A company's diluted earnings per share is lower than its basic earnings per share because diluted earnings per share takes into account the total common shares outstanding and all convertible securities. Basic earnings per share only takes into account the total common shares outstanding.

The basic earnings per share (EPS) is calculated by dividing a company's net income minus any preferred dividends by the weighted average number of total common shares outstanding. For example, assume company ABC had a net income of $15 million during this fiscal year. The company paid out $3 million in preferred dividends and has 8 million shares outstanding. The resulting basic EPS is $1.50 (($15 million - $3 million) / 8 million) per share.

On the other hand, diluted EPS includes any convertible securities, which could dilute a company's common shares. Therefore, diluted EPS is almost always lower than basic EPS. Diluted EPS is calculated by dividing a company's net income minus preferred dividends by any securities that can be converted to common shares.

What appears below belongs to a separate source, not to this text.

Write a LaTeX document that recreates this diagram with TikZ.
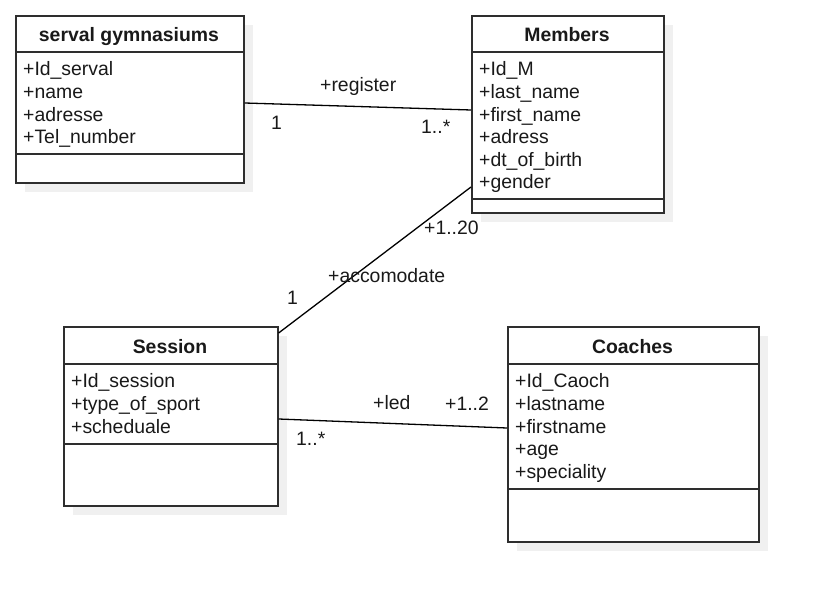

If a company has any convertible securities, such as stock options, warrants and convertible debt, the denominator of the diluted EPS will be larger than the denominator of the basic EPS. Therefore, the resulting diluted EPS is less than the basic EPS.

For example, assume company ABC has stock options and warrants that could be potentially converted to 10 million common shares. Therefore, company ABC's diluted EPS is 67 cents (($15 million - $3 million) / (8 million + 10 million)).